September 29, 2020
Meghan Markle has lost the latest battle in her privacy lawsuit as London's High Court ruled that the tabloid could amend its case ahead of a trial next year.
The judge, Francesca Kaye, said that while she made no view on the strength of the Mail's case, the amendments could not be said to be 'unarguable or utterly fanciful'.
The tabloid, at a preliminary hearing last week, sought permission to amend its written defence to Meghan's claim to argue she "co-operated with the authors of the recently published book Finding Freedom to put out their version of certain events".
The Duchess of Sussex is suing the tabloid over articles from February 2019, which featured parts of a 'private and confidential' letter from the Duchess to her estranged father, Thomas Markle in August 2018.
Meghan's legal team denied she "collaborated" with authors Omid Scobie and Carolyn Durand for their royal biography Finding Freedom, and argued that references in the book, published in August, were simply "extracts from the letter lifted from the defendant's own articles".
The Sussex’s lawsuit against the tabloid is, at its core, over a letter.
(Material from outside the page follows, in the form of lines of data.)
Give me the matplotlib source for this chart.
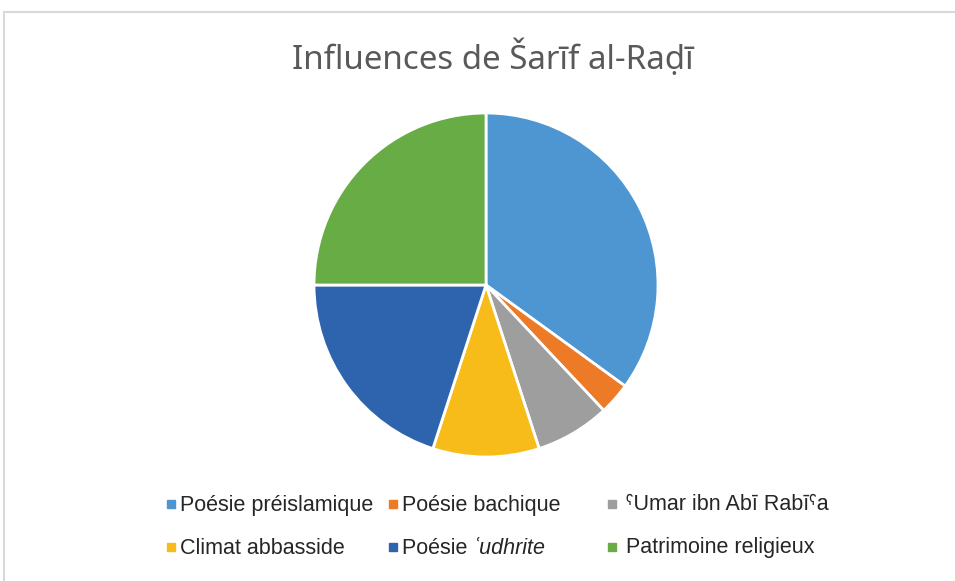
import matplotlib
matplotlib.use("Agg")
import matplotlib.pyplot as plt
from matplotlib.lines import Line2D
from matplotlib.patches import Rectangle

labels = ["Poésie préislamique", "Poésie bachique", "ˁUmar ibn Abī Rabīˁa",
          "Climat abbasside", "Poésie ʿudhrite", "Patrimoine religieux"]
values = [35, 3, 7, 10, 20, 25]
colors = ["#4E96D2", "#EC7A27", "#9E9E9E", "#F8BC1A", "#2E64AE", "#67AC45"]

W, H = 955, 581
fig = plt.figure(figsize=(W / 100, H / 100), dpi=100)

# frame lines (top and left only)
fig.add_artist(Line2D([4 / W, 1], [1 - 12 / H, 1 - 12 / H], color="#D9D9D9", lw=1.5))
fig.add_artist(Line2D([4 / W, 4 / W], [1 - 12 / H, 0], color="#D9D9D9", lw=1.5))

# pie: center (486,285), radius 172 px
r = 172
ax = fig.add_axes([(486 - r) / W, 1 - (285 + r) / H, 2 * r / W, 2 * r / H])
ax.pie(values, colors=colors, startangle=90, counterclock=False,
       wedgeprops=dict(edgecolor="white", linewidth=2))
ax.set_aspect("equal")
ax.set_xlim(-1, 1)
ax.set_ylim(-1, 1)

fig.text(493 / W, 1 - 58 / H, "Influences de Šarīf al-Raḍī", ha="center", va="center",
         fontsize=23.8, color="#595959", family=["Noto Sans", "DejaVu Sans"])

# legend, 3 columns x 2 rows
fs = 15.5
col_x = [171, 393, 612]
row_y = [505, 548]
for i, lab in enumerate(labels):
    x = col_x[i % 3]
    y = row_y[i // 3]
    fig.add_artist(Rectangle(((x - 4) / W, 1 - (y + 3) / H), 8 / W, 8 / H,
                             transform=fig.transFigure, color=colors[i]))
    if i == 4:
        t = fig.text((x + 9) / W, 1 - y / H, "Poésie ", ha="left", va="center",
                     fontsize=fs, color="#262626", family="Liberation Sans")
        fig.canvas.draw()
        bb = t.get_window_extent()
        fig.text(bb.x1 / W, 1 - y / H, "ʿudhrite", ha="left", va="center",
                 fontsize=fs, color="#262626", family="Liberation Sans", style="italic")
    else:
        dx = 14 if i in (2, 5) else 9
        fig.text((x + dx) / W, 1 - y / H, lab, ha="left", va="center",
                 fontsize=fs, color="#262626", family=["Liberation Sans", "DejaVu Sans"])

fig.savefig("out.png", dpi=100, facecolor="white")
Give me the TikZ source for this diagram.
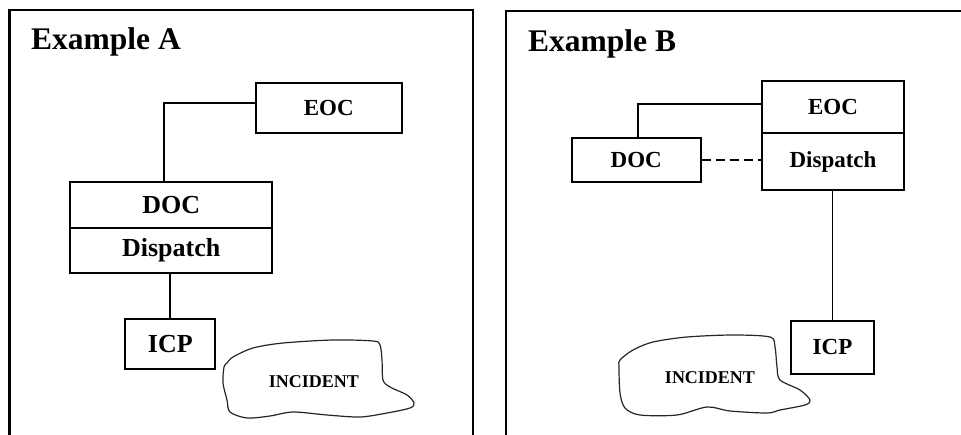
\documentclass[tikz,border=0pt]{standalone}
\usepackage{fontspec}
\setmainfont{Liberation Serif}
\begin{document}
\begin{tikzpicture}[x=1pt,y=-1pt,
  box/.style={draw,line width=2pt,inner sep=0pt,font=\bfseries\fontsize{23}{25}\selectfont},
  bigbox/.style={box,font=\bfseries\fontsize{26}{28}\selectfont},
  conn/.style={line width=1.8pt},
  frame/.style={line width=2.4pt},
  cloud/.style={line width=1.2pt,draw=black!85},
  title/.style={anchor=base west,inner sep=0pt,font=\bfseries\fontsize{31.5}{33}\selectfont},
  inc/.style={inner sep=0pt,font=\bfseries\fontsize{18}{20}\selectfont}]
\useasboundingbox (0,0) rectangle (961,434);
\fill[white] (0,0) rectangle (961,434);
% frames
\draw[frame] (9.5,440) -- (9.5,10) -- (473,10) -- (473,440);
\draw[frame] (506,440) -- (506,11) -- (970,11);
% Example A
\node[title] (tA) at (31,49.3) {Example A};
\node[box,minimum width=146pt,minimum height=50pt] (eocA) at (328.7,108.3) {EOC};
\node[bigbox,minimum width=202.3pt,minimum height=46.6pt] (docA) at (171.2,205) {DOC};
\node[bigbox,minimum width=202.3pt,minimum height=44.4pt] (dispA) at (171.2,250.5) {Dispatch};
\node[bigbox,minimum width=90pt,minimum height=50pt] (icpA) at (170.3,344.3) {ICP};
\draw[conn] ([yshift=5pt]eocA.west) -| ([xshift=-6.9pt]docA.north);
\draw[conn] (icpA.north |- dispA.south) -- (icpA.north);
\draw[cloud] plot[smooth cycle,tension=0.5] coordinates {(227,363) (233,357) (253,348) (283,343) (333,340) (373,341) (380,345) (382,360) (383,380) (390,387) (407,395) (414,403) (410,408) (387,413) (360,417) (327,415) (293,412) (270,416) (247,418) (230,412) (227,400) (223,383) (224,367)};
\node[inc] (incA) at (314,381.7) {INCIDENT};
% Example B
\node[title] (tB) at (528,51.7) {Example B};
\node[box,minimum width=142.6pt,minimum height=52.6pt] (eocB) at (833,107) {EOC};
\node[box,minimum width=142.6pt,minimum height=56.7pt] (dispB) at (833,161.7) {Dispatch};
\node[box,minimum width=129pt,minimum height=44.6pt] (docB) at (636.2,160) {DOC};
\node[box,minimum width=83.6pt,minimum height=53.3pt] (icpB) at (832.5,347.3) {ICP};
\draw[conn] ([yshift=2.7pt]eocB.west) -| ([xshift=1.5pt]docB.north);
\draw[conn,dash pattern=on 9pt off 5pt] (docB.east) -- (docB.east -| dispB.west);
\draw[conn] (icpB.north |- dispB.south) -- (icpB.north);
\draw[cloud] plot[smooth cycle,tension=0.5] coordinates {(620,360) (633,350) (653,342) (687,337) (733,335) (770,337) (775,347) (777,367) (780,380) (800,390) (810,400) (805,405) (780,410) (767,413) (730,411) (707,407) (677,415) (640,415) (625,408) (620,393) (619,367)};
\node[inc] (incB) at (710,377.7) {INCIDENT};
\end{tikzpicture}
\end{document}
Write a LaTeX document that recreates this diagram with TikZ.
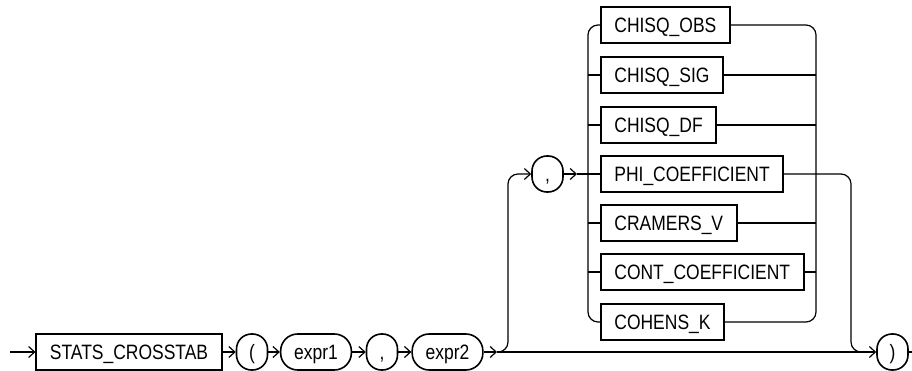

One that the Duchess of Sussex wrote to her estranged father, Thomas Markle, after a series of high-profile dramas: first, his decision not to attend his daughter’s May 2018 wedding. Then, a series of subsequent media interviews where he was critical of his daughter and her husband.
During the preliminary hearing last week, it was revealed that Meghan's legal fees for her High Court case could cost up to millions of dollars.